The “anti-woke brigade” found a new hero last month in the shape of hedge fund billionaire Bill Ackman, whose 4000-word tweet (yes, these things are possible under Elon Musk) attacking diversity, equity and inclusion (DEI) policies hit the viral jackpot. Anecdotal evidence suggests some companies are looking again at their DEI programmes, and even on the “classic” ESG (environmental, social and governance) side there are questions: is it worth the effort?

Well, the regulators aren’t letting up – ESG is still a must for larger companies, as it has been for a while. The government is pushing ahead with plans to regulate ESG accreditation agencies, with the FCA this month announced its criteria for sustainability disclosure and investment rules (SDR). That should interest all companies, because while most of the ESG and DEI stuff lands on the largest companies, the real action is around the money.

Many investment funds need ESG status to attract investor cash; that means they need portfolio companies to “do the right thing”. Some US funds might be trending cynical, but in Europe, in particular, funds are still on board. To make your business investable, there's value in ESG.
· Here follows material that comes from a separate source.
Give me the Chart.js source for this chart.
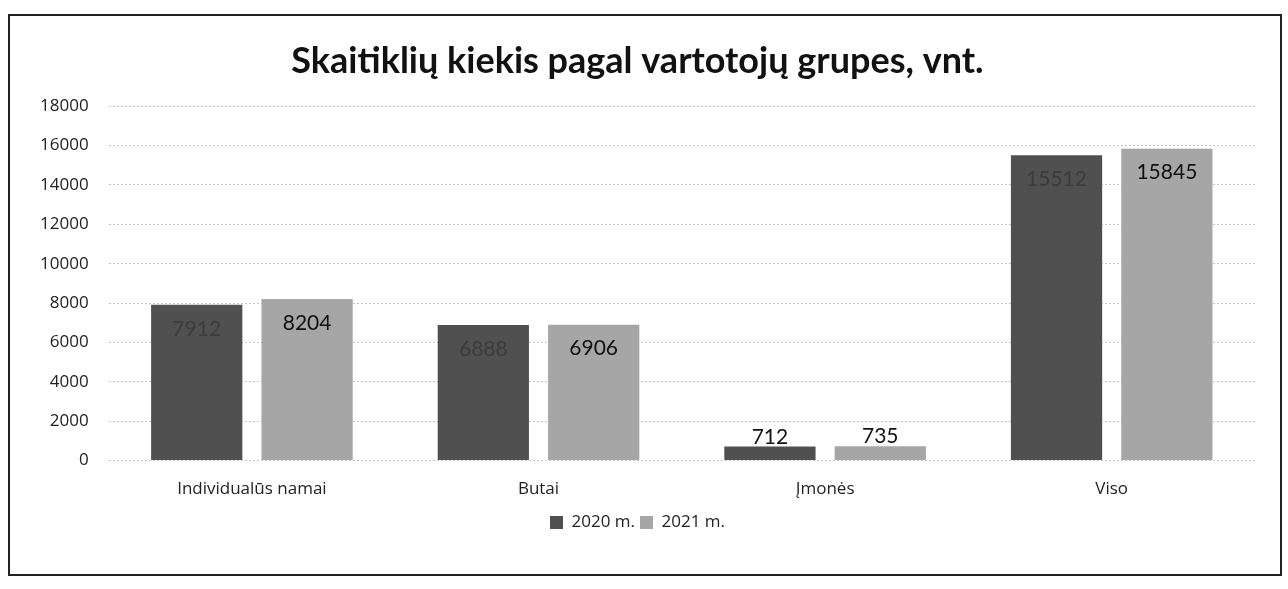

On DEI, the moral imperative has never gone away. (Less morally: why would you want a team or a company that was biased against people from certain groups?) But our words from the wise are from superstar investor Mark Cuban, quoted in the FT: “When companies do DEI well, you see a well-run, successful company,” Cuban wrote. People trust businesses whose workforces look like them, and when minority employees are comfortable at work they’re more productive. That’s an argument every FD can stand behind.